Would you count being placed on a no-fly list as a form of imprisonment? I wonder if anybody ever gets no-flied for debt.

I was imprisoned for 42 days by the Honorable Henry Jack. Boroff from the Massachusetts Bankruptcy Court as a pro se unsecured creditor in a Chapter 11 case for being unable to pay $4,000 as a lump sum for contempt of court sanctions for accusing estate counsel of fraud for overstating the dividend and not disclosing their extensive fees at the sale hearing.

I was earning $100 a day at the time plowing wheat fields on the High Plains and asked for a payment schedule reflecting my economic conditions.

The good judge Boroff told me to sell my rather worthless vehicles to raise the money and sent me to federal prison (detention center) where I couldn’t find a buyer.

Two weeks after the incarceration judge Boroff summonsed me back to see if I had sold my vehicles.

“No”, I said.

Then back to jail for four more weeks.

42 day into the incarceration he summonsed me again.

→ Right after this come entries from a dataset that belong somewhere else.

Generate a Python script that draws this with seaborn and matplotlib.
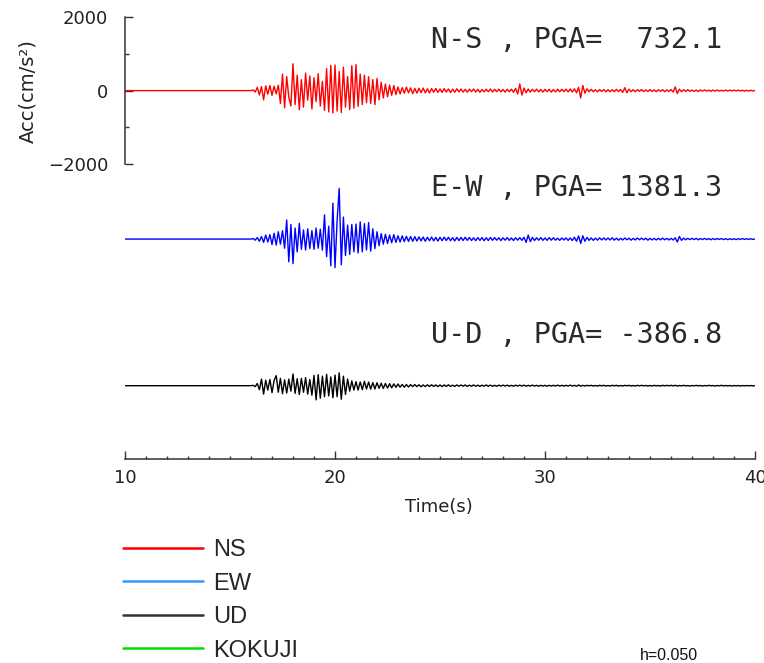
import numpy as np
import pandas as pd
import matplotlib
matplotlib.use("Agg")
import matplotlib.pyplot as plt
from matplotlib.lines import Line2D
from matplotlib.ticker import MultipleLocator, FixedLocator
from matplotlib.transforms import blended_transform_factory
import seaborn as sns

# ---------------------------------------------------------------------------
# Acceleration records (cm/s^2), sampled every 0.1 s from 10.0 s to 40.0 s
# ---------------------------------------------------------------------------
T_START = 10.0
DT = 0.1
PRE_EVENT = [0.0] * 60          # 10.0-15.9 s, quiet before the onset

NS_ACC = PRE_EVENT + [
    0, 20, -40, 90, -120, 110, -250, 130, -100, 140,                  # 16 s
    -130, 120, -90, 150, -350, 450, -470, 380, -180, -420,            # 17 s
    732.1, -380, 420, -520, 300, -450, 480, -260, 400, -500,          # 18 s
    350, -300, 460, -420, 250, -540, 600, -580, 690, -610,            # 19 s
    700, -560, 520, -600, 640, -450, 380, -520, 680, -480,            # 20 s
    710, -430, 450, -380, 420, -330, 380, -350, 300, -380,            # 21 s
    330, -250, 230, -200, 180, -170, 150, -130, 140, -110,            # 22 s
    100, -90, 80, -70, 95, -60, 75, -85, 60, -70,                     # 23 s
    65, -55, 70, -60, 50, -65, 55, -45, 60, -50,                      # 24 s
    45, -50, 55, -40, 45, -55, 40, -45, 50, -35,                      # 25 s
    45, -40, 35, -45, 40, -30, 45, -40, 35, -45,                      # 26 s
    30, -35, 40, -30, 45, -40, 35, -30, 40, -35,                      # 27 s
    30, -40, 35, -30, 40, -45, 60, -90, 180, -120,                    # 28 s
    70, -60, 45, -40, 35, -30, 40, -35, 30, -40,                      # 29 s
    35, -30, 35, -40, 30, -35, 40, -30, 35, -30,                      # 30 s
    40, -35, 45, -40, 50, -60, 90, -200, 140, -70,                    # 31 s
    50, -30, 35, -30, 25, -35, 30, -25, 30, -35,                      # 32 s
    25, -30, 25, -30, 35, -25, 30, -50, 80, -60,                      # 33 s
    40, -30, 25, -30, 25, -20, 30, -25, 20, -25,                      # 34 s
    30, -25, 20, -30, 25, -20, 25, -30, 20, -25,                      # 35 s
    30, -40, 100, -80, 40, -30, 25, -20, 25, -20,                     # 36 s
    15, -20, 15, -25, 20, -15, 20, -15, 15, -20,                      # 37 s
    15, -15, 20, -15, 10, -15, 15, -10, 15, -10,                      # 38 s
    15, -10, 15, -10, 10, -15, 10, -10, 10, -10,                      # 39 s
    5,                                                                # 40 s
]

EW_ACC = PRE_EVENT + [
    0, 15, -30, 40, -60, 70, -90, 110, -80, 120,                      # 16 s
    -150, 160, -165, 200, -140, 230, -250, 520, -620, 400,            # 17 s
    -670, 300, -350, 430, -280, 250, -300, 280, -260, 230,            # 18 s
    -280, 300, -250, 270, -300, 660, -480, 350, -730, 980,            # 19 s
    -780, 500, 1381.3, -700, 600, -450, 380, -420, 400, -350,         # 20 s
    410, -380, 470, -350, 420, -300, 450, -330, 280, -260,            # 21 s
    200, -180, 150, -140, 130, -120, 110, -100, 120, -90,             # 22 s
    90, -80, 85, -70, 75, -65, 70, -60, 65, -55,                      # 23 s
    60, -50, 55, -60, 50, -45, 55, -50, 45, -55,                      # 24 s
    50, -45, 55, -40, 50, -45, 40, -50, 45, -40,                      # 25 s
    45, -40, 50, -35, 45, -40, 35, -45, 40, -35,                      # 26 s
    40, -45, 35, -40, 45, -35, 40, -30, 35, -40,                      # 27 s
    35, -30, 40, -35, 30, -40, 35, -30, 40, -35,                      # 28 s
    50, -90, 110, -70, 45, -40, 35, -30, 40, -35,                     # 29 s
    30, -35, 40, -30, 35, -30, 25, -35, 30, -25,                      # 30 s
    30, -35, 30, -40, 50, -60, 85, -120, 90, -60,                     # 31 s
    45, -35, 30, -35, 25, -30, 35, -25, 30, -25,                      # 32 s
    30, -25, 35, -30, 25, -30, 20, -25, 30, -20,                      # 33 s
    25, -30, 20, -25, 30, -20, 25, -20, 25, -30,                      # 34 s
    20, -25, 20, -25, 20, -20, 25, -20, 20, -25,                      # 35 s
    20, -25, 35, -80, 70, -35, 25, -20, 20, -15,                      # 36 s
    20, -15, 20, -20, 15, -15, 20, -15, 15, -20,                      # 37 s
    15, -15, 15, -10, 15, -15, 10, -15, 10, -15,                      # 38 s
    10, -15, 10, -10, 15, -10, 10, -10, 10, -10,                      # 39 s
    5,                                                                # 40 s
]

UD_ACC = PRE_EVENT + [
    0, 10, -25, 60, -110, 180, -230, 150, -120, 170,                  # 16 s
    -190, 140, 275, -180, 200, -220, 160, -200, 180, -150,            # 17 s
    320, -210, 190, -240, 200, -180, 220, -230, 170, -260,            # 18 s
    280, -386.8, 300, -340, 260, -300, 310, -280, 240, -330,          # 19 s
    290, -300, 350, -370, 260, -240, 180, -150, 130, -120,            # 20 s
    110, -120, 100, -110, 120, -90, 100, -95, 85, -90,                # 21 s
    80, -70, 65, -75, 60, -65, 55, -60, 50, -45,                      # 22 s
    45, -40, 35, -40, 30, -35, 30, -25, 30, -25,                      # 23 s
    25, -30, 20, -25, 25, -20, 25, -20, 20, -25,                      # 24 s
    20, -25, 20, -20, 25, -20, 15, -20, 20, -15,                      # 25 s
    20, -15, 20, -20, 15, -15, 20, -15, 15, -20,                      # 26 s
    15, -15, 20, -15, 15, -15, 10, -15, 15, -10,                      # 27 s
    15, -10, 15, -15, 10, -15, 15, -10, 15, -10,                      # 28 s
    15, -15, 10, -10, 15, -10, 10, -15, 10, -10,                      # 29 s
    10, -15, 10, -10, 10, -10, 15, -10, 10, -10,                      # 30 s
    10, -10, 15, -10, 10, -15, 20, -15, 10, -10,                      # 31 s
    10, -5, 10, -10, 5, -10, 10, -5, 10, -10,                         # 32 s
    5, -10, 10, -5, 10, -10, 5, -10, 10, -5,                          # 33 s
    10, -10, 5, -10, 10, -5, 10, -5, 5, -10,                          # 34 s
    5, -10, 10, -5, 5, -10, 10, -5, 10, -5,                           # 35 s
    10, -5, 10, -10, 5, -5, 10, -5, 5, -10,                           # 36 s
    5, -5, 10, -5, 5, -10, 5, -5, 10, -5,                             # 37 s
    5, -10, 5, -5, 10, -5, 5, -5, 5, -10,                             # 38 s
    5, -5, 5, -10, 5, -5, 5, -5, 5, -5,                               # 39 s
    0,                                                                # 40 s
]

COMPONENTS = ["N-S", "E-W", "U-D"]
TRACE_COLORS = ["#ff0000", "#0000ff", "#000000"]
TRACE_SHIFT = [0.0, -4050.0, -8050.0]      # vertical stacking of the traces

LEGEND_LABELS = ["NS", "EW", "UD", "KOKUJI"]
LEGEND_COLORS = ["#ff0000", "#3399ff", "#333333", "#00e000"]

Y_TICKS = [-2000, 0, 2000]
X_TICKS = [10, 20, 30, 40]

# ---------------------------------------------------------------------------
records = [NS_ACC, EW_ACC, UD_ACC]
frames = []
for comp, acc, shift in zip(COMPONENTS, records, TRACE_SHIFT):
    acc = np.asarray(acc, dtype=float)
    frames.append(pd.DataFrame({
        "time": T_START + DT * np.arange(acc.size),
        "acc": acc,
        "plotted": acc + shift,
        "component": comp,
    }))
df = pd.concat(frames, ignore_index=True)

sns.set_style("ticks")
plt.rcParams["font.family"] = ["DejaVu Sans"]
ink = "#333333"

fig = plt.figure(figsize=(7.64, 6.63), dpi=100)
ax = fig.add_axes([125 / 764, 1 - 459 / 663, 630 / 764, (459 - 17.3) / 663])

sns.lineplot(data=df, x="time", y="plotted", hue="component",
             hue_order=COMPONENTS, palette=TRACE_COLORS,
             estimator=None, sort=False, legend=False,
             linewidth=1.0, ax=ax)

ax.set_xlim(10, 40)
ax.set_ylim(-10050, 2000)

# Axes frame: short acceleration scale on the left, time axis at the bottom
for side in ("top", "right"):
    ax.spines[side].set_visible(False)
ax.spines["left"].set_bounds(Y_TICKS[0], Y_TICKS[-1])
for side in ("left", "bottom"):
    ax.spines[side].set_color(ink)
    ax.spines[side].set_linewidth(1.1)

ax.yaxis.set_major_locator(FixedLocator(Y_TICKS))
ax.yaxis.set_minor_locator(FixedLocator([-1000, 1000]))
ax.xaxis.set_major_locator(FixedLocator(X_TICKS))
ax.xaxis.set_minor_locator(MultipleLocator(1))

ax.tick_params(axis="both", which="both", direction="in", colors=ink,
               labelcolor="#222222", width=1.0, labelsize=13,
               bottom=True, left=True, top=False, right=False)
ax.tick_params(axis="y", which="major", length=6, pad=12)
ax.tick_params(axis="y", which="minor", length=3)
ax.tick_params(axis="x", which="major", length=6, pad=7)
ax.tick_params(axis="x", which="minor", length=2.5)

ax.set_xlabel("Time(s)", fontsize=13, color="#222222")
ax.set_ylabel("Acc(cm/s²)", fontsize=14, color="#222222")
ax.xaxis.set_label_coords(0.498, -0.088)
ax.yaxis.set_label_coords(-0.1397, 10050 / 12050)

# Component name and peak ground acceleration above each trace
blend = blended_transform_factory(ax.transAxes, ax.transData)
for comp, acc, shift in zip(COMPONENTS, records, TRACE_SHIFT):
    acc = np.asarray(acc, dtype=float)
    pga = acc[np.argmax(np.abs(acc))]
    ax.text(0.948, shift + 1390, f"{comp} , PGA={pga:7.1f}",
            transform=blend, ha="right", va="center",
            fontsize=20.5, family="DejaVu Sans Mono", color="#2a2a2a")

handles = [Line2D([], [], color=c, linewidth=1.8) for c in LEGEND_COLORS]
fig.legend(handles, LEGEND_LABELS, loc="upper left",
           bbox_to_anchor=(123 / 764, 1 - 539 / 663),
           frameon=False, borderpad=0, borderaxespad=0,
           handlelength=3.4, handletextpad=0.42, labelspacing=0.49,
           prop={"family": "Liberation Sans", "size": 17})

fig.text(640 / 764, 1 - 655 / 663, "h=0.050", ha="left", va="center",
         fontsize=11.5, family="Liberation Sans", color="#111111")

fig.savefig("out.png", dpi=100)
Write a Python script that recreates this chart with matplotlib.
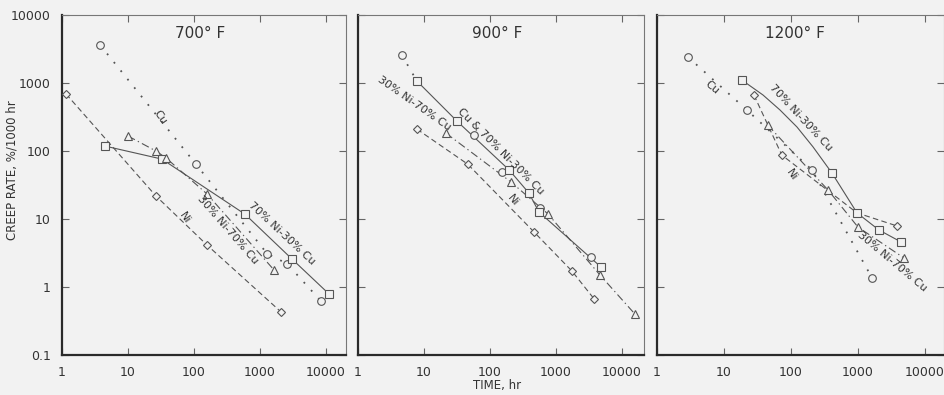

The trustee told the judge I must want to stay in prison because I had not sold my cars.

The judge and trustee paused for a conference.

“Mr. White” the judge said “the trustee will accept title to your vehicles as payment of your sanctions. You will be released when the DMV sends us marketable title.”

I said, “Do you mean I get out of jail in a couple of months after the DMV process the pink slip - is that it?”

“Yes” the judge said.

“No thanks” I said.

“Then back to jail” the judge said.

And off to the transport van the Marshall and I went.

Pulling out of the courthouse garage another Marshall ran in front of the van to stop our get-away to usher me back up to court for another deal.

I’m only 99% percent sure that the District Court judge was reviewing my Writ of Habeas Corpus that I filed the day I was incarcerated and that judge must have thought 42 days in prison was enough for an Oka-billy plow boy who couldn’t pay a $4,000 sanction, so he recommended I should be set free if I signed over title, which I did.

Later, while on appeal of those sanctions, the Bankruptcy Court purged me of contempt and ordered estate counsel to pay my sanctions instead, thus mooting my appeal in the First Circuit.